Despite being the most common mental illness in the world, depression remains an underdiagnosed condition that can manifest devastating symptoms. Affecting over 300 million people globally, it is the leading cause of disability as per the World Health Organization. Though many patients are being properly treated for this mental health condition, there are a high number of undiagnosed cases of depression, particularly in younger populations and men.
Broadening the scope of current depression screening tools is essential in diagnosing and treating the condition more promptly, and emerging research has shown that monitoring social media activity may be effective in doing so.
Detecting Depression Through Facebook Statuses
A 2018 study published in the Proceedings of the National Academy of Sciences found that using artificial intelligence (AI) to analyze the language in Facebook posts can generate accurate predictions of one’s risk for depression. These researchers accessed the history of Facebook status posts from 683 consenting patients at an emergency department to accomplish this, with 114 of these patients having been diagnosed with depression. The language in Facebook statuses posted before their diagnosis of depression was analyzed in this work. Each of these depressed patients was matched with five patients without depression to test the programs accuracy.
Analyzing 524,292 posts, the researchers were able to identify specific language markers that were associated with depression. When the machine learning algorithm was primed with these markers, it was able to identify indicators of depression in participants from posts up to three months before they were diagnosed with the condition. The team noted that these predictions were most accurate when made six months prior to the formal diagnosis. In addition to the length and timing of their posts, early warning signs of depression included use of words such as “alone”, “ugh” or “tears”. Increased prevalence of first-person pronouns such as “me” and “I” was correlated to increased depression risk as well, being that these terms indicate preoccupation with oneself.

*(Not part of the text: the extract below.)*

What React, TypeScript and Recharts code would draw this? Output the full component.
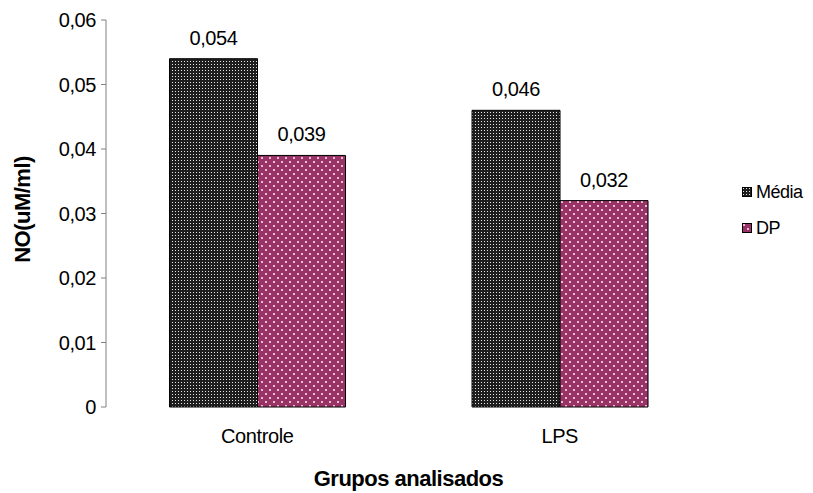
import React from "react";
import { BarChart, Bar, XAxis, YAxis, LabelList, Label } from "recharts";

const groups = ["Controle", "LPS"];
const mediaValues = [0.054, 0.046];
const dpValues = [0.039, 0.032];
const yTicks = [0, 0.01, 0.02, 0.03, 0.04, 0.05, 0.06];
const edgeTicks = [0, 1, 2];

const data = groups.map((g, i) => ({ grupo: g, idx: i + 0.5, media: mediaValues[i], dp: dpValues[i] }));

const FONT = "'Liberation Sans', Arial, sans-serif";
const AXIS = "#808080";

const comma = (v: number) => (v === 0 ? "0" : String(v).replace(".", ","));
const tickFmt = (v: number) => (v === 0 ? "0" : v.toFixed(2).replace(".", ","));

function Patterns({ prefix }: { prefix: string }) {
  return (
    <defs>
      <pattern id={`${prefix}-media`} width={3} height={3} patternUnits="userSpaceOnUse">
        <rect width={3} height={3} fill="#1e1e1e" />
        <rect x={1} y={1} width={1} height={1} fill="#e6e6e6" />
      </pattern>
      <pattern id={`${prefix}-dp`} width={8} height={8} patternUnits="userSpaceOnUse">
        <rect width={8} height={8} fill="#993366" />
        <rect x={1} y={1} width={2} height={2} fill="#e9bcd6" />
        <rect x={5} y={5} width={2} height={2} fill="#e9bcd6" />
      </pattern>
    </defs>
  );
}

const legendItems = [
  { name: "Média", key: "media" },
  { name: "DP", key: "dp" },
];

function ChartLegend() {
  return (
    <div style={{ position: "absolute", left: 742, top: 181, fontFamily: FONT, fontSize: 18, letterSpacing: -0.5 }}>
      {legendItems.map((it) => (
        <div key={it.key} style={{ display: "flex", alignItems: "center", height: 22, marginBottom: 14 }}>
          <svg width={10} height={10} style={{ marginRight: 4 }}>
            <Patterns prefix={`lg-${it.key}`} />
            <rect x={0.5} y={0.5} width={9} height={9} fill={`url(#lg-${it.key}-${it.key})`} stroke="#000" />
          </svg>
          <span>{it.name}</span>
        </div>
      ))}
    </div>
  );
}

export default function App() {
  const tickStyle = { fill: "#000", fontSize: 20, fontFamily: FONT, letterSpacing: -0.4 };
  const titleStyle = { fontSize: 22, fontWeight: "bold", fontFamily: FONT, fill: "#000", letterSpacing: -0.5 };
  return (
    <div style={{ position: "fixed", left: 0, top: 0, width: 813, height: 493, background: "#fff" }}>
      <BarChart
        width={813}
        height={493}
        data={data}
        margin={{ top: 20, right: 102, left: 0, bottom: 0 }}
        barCategoryGap="21%"
        barGap={0}
      >
        <Patterns prefix="bar" />
        {/* boundary ticks of the category axis */}
        <XAxis
          xAxisId="edge"
          type="number"
          dataKey="idx"
          domain={[0, 2]}
          ticks={edgeTicks}
          height={0}
          stroke={AXIS}
          tickSize={5}
          tickFormatter={() => ""}
        />
        <XAxis
          dataKey="grupo"
          height={86}
          axisLine={false}
          tickLine={false}
          tickSize={0}
          tickMargin={22}
          tick={tickStyle}
        >
          <Label value="Grupos analisados" position="insideBottom" offset={7} style={titleStyle} />
        </XAxis>
        <YAxis
          width={106}
          domain={[0, 0.06]}
          ticks={yTicks}
          tickFormatter={tickFmt}
          stroke={AXIS}
          tickSize={5}
          tickMargin={5}
          tick={tickStyle}
          label={({ viewBox }: any) => {
            const cx = viewBox.x + 22;
            const cy = viewBox.y + viewBox.height / 2 - 4;
            return (
              <text
                x={cx}
                y={cy}
                transform={`rotate(-90 ${cx} ${cy})`}
                textAnchor="middle"
                dominantBaseline="central"
                style={titleStyle}
              >
                NO(uM/ml)
              </text>
            );
          }}
        />
        <Bar dataKey="media" name="Média" fill="url(#bar-media)" stroke="#000" strokeWidth={1} isAnimationActive={false}>
          <LabelList dataKey="media" position="top" offset={14} formatter={comma} style={tickStyle} />
        </Bar>
        <Bar dataKey="dp" name="DP" fill="url(#bar-dp)" stroke="#000" strokeWidth={1} isAnimationActive={false}>
          <LabelList dataKey="dp" position="top" offset={14} formatter={comma} style={tickStyle} />
        </Bar>
      </BarChart>
      <ChartLegend />
    </div>
  );
}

“Our results show that Facebook language-based prediction models perform similarly to screening surveys in identifying patients with depression when using diagnostic codes in the EMR (electronic medical record) to identify diagnoses of depression,” the authors concluded.
A Mental Health Classifier Built Using Twitter Data
A similar study used crowdsourcing to identify Twitter users who reported to have been diagnosed with clinical depression. Social media behaviors denoting social engagement, emotion, language, personality shifts, and mention of antidepressants were monitored for over one year prior to each patient’s formal depression diagnosis. A classifier was created from this information to estimate one’s risk for depression before the reported diagnosis, as in the prior study.
The team found that social media content contains useful information that can indicate one’s risk of developing depression, including the following factors:
- Decreased social activity
- Raised negative affect
- Stronger relational and medical concerns
- Increased expression of religious involvement
The authors note that their “methods may be useful in developing tools for identifying the onset of major depression, for use by healthcare agencies; or on behalf of individuals, enabling those suffering from depression to be more proactive about their mental health.” Their work was published in a paper titled “Predicting Depression via Social Media”.
Using AI to Screen Instagram Photos for Depression
Aside from the use of machine learning in analyzing text from social media such as Facebook and Twitter, researchers have analyzed images from Instagram to screen for depression as well. Using Instagram data from 166 participants, the researchers applied machine learning AI to identify significant indicators of depression. These features were deduced from 43,950 Instagram photos using analysis of colors, metadata, and facial recognition technology.
The screening models created from this data outperformed the primary care physicians’ average rate of successful diagnosis for depression. This trend remained even when the analysis was limited only to Instagram posts made before the individuals were diagnosed with depression. The researchers also had humans rate the photos in terms of happiness, sadness, and similar attributes, but found that these ratings were weaker than the AI technique in predicting depression. This work was published in 2017 in EPJ Data Science.